Wenn die Bilanzen tanzen
EODs – die neuen Sprengbomben
Immer muss ich an die Geschichte vom alten Kosto denken aus der Zeit der österreichisch-ungarischen Monarchie, in der der Firmeninhaber mit der eigenen Bilanz und der Mitteilung konfrontiert wird, das er nun Pleite sei. Daraufhin wirft er die Bilanz in den neben ihn knisternden Kamin und sagt dazu mit freundlichen Gesicht: „Sehen Sie, und jetzt bin ich nicht mehr Pleite.“
Heute hingegen scheinen sich die Dinge umgedreht zu haben. Heute sehen die Bilanzen wunderbar aus – und trotzdem ist man recht wirksam Pleite. Vorgeführt hat dies die Vorstandsprecherin der KFW, Ingrid Matthäus-Maier, diese Woche anhand von Verträgen der nur in letzter Minute vor der Insolvenz bewahrten IKB.
Hier handelt es sich um sogenannte EODs („Event of default trigger“). Dabei wurden den Käufern, die Wertpapiere von der IKB erworben hatten, ein Umtauschrecht in bessere Papiere zugesichert, sollte sich die Qualität der gekauften Papiere verschlechtern. Es handelt sich also um eine wirksame Absicherung, bei der die IKB die Verlustübernahme garantiert.
Nur waren die Risiken dieses Geschäfts jedoch für niemanden so recht erkennbar. Schließlich steckten sie im Kleingedruckten auf Seite 92 eines über 400-seitigen Vertrages. Die Aufsichtsgremien haben sie jedenfalls nicht erkannt – und es heißt, dass selbst Fachjuristen Schwierigkeiten hätten, die entsprechenden Passagen zu verstehen.

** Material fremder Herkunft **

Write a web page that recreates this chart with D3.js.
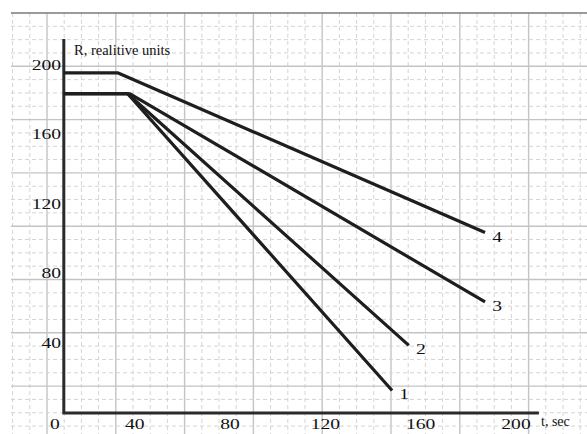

Vorbei sind also die Zeiten, in denen Bilanzen wenigstens näherungsweise aufschlussreich sind. Diese seligen Zeiten sind zunächst abgelöst worden von Zeiten, in denen die Risiken wenigstens noch unter dem Strich in der Bilanz zu erkennen waren. Und werden nunmehr gefolgt von Zeiten, in denen nicht einmal mehr diejenigen, die die Bilanzen anfertigen und unterschreiben, auch nur annäherungsweise wissen, welche Risiken sie letztlich eingegangen sind. Weil sich jede Fußnote letztlich zur Sprengbombe wandeln kann.